Barbara Hogan rejects Zuma fake Kathrada letter claim

Barbara Hogan said that the tactic of not looking at the message, but rather attacking the messenger, was out of order. (Gallo Images / Foto24 / Danielle Karallis)

Barbara Hogan said that the tactic of not looking at the message, but rather attacking the messenger, was out of order. (Gallo Images / Foto24 / Danielle Karallis)

Former ANC NEC member Barbara Hogan has rejected suggestions by President Jacob Zuma that her late husband Ahmed Kathrada’s final letter to him had been faked.

Zuma on Friday told the SABC that Kathrada’s final letter‚ which was critical of his presidency of the country and the party, has been “influenced” by others.

Kathrada would “not have written such a letter to me”, Zuma claimed, adding that “even the language” suggested that others had influenced him in his “advanced age”.

Hogan, a non-voting delegate at the party’s national elective conference in Nasrec, told journalists on Monday that Zuma’s statement was “shocking”.

“A prophet is never heard in his own country, and I reject [the allegation] with absolute contempt.

“In the last draft, if you look at the emails, Kathy said to his Foundation: ‘This is my final draft, I’ll leave it to you and you change it where you will.’

“When you look at the final draft, it was actually what appeared.”

‘It’s shocking’

Her late husband and famed struggle veteran had decided, “quite a long time ago”, to write the final public letter, she continued.

“And it really hurts me, because he spent months ... crafting this letter, because it was one of the most painful things he felt he ever had to do.

“And when he writes that last email to the Kathrada Foundation, he says: ‘I have said my say, and I have no more to say.’”

She said that the tactic of not looking at the message, but rather attacking the messenger, was out of order.

“[In] particular, a member of that status.

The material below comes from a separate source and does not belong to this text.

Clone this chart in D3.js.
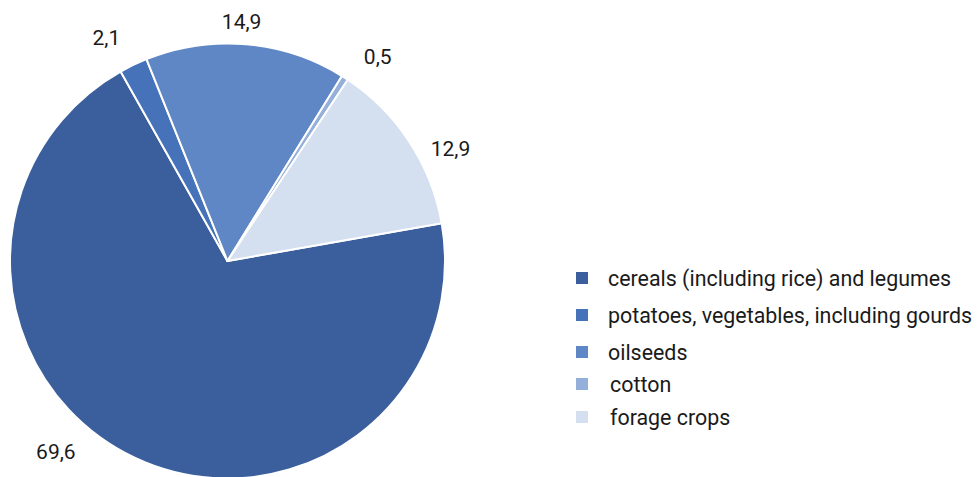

It’s shocking,” she said.

The Kathrada Foundation on Sunday sent out both draft and final versions of Kathrada’s letter in order to prove its authenticity.

It demanded an apology from Zuma for attempts to “defame the memory of Kathrada”.

The letter was also read out at his funeral by former president Kgalema Motlanthe in March, and received a standing ovation from those in attendance.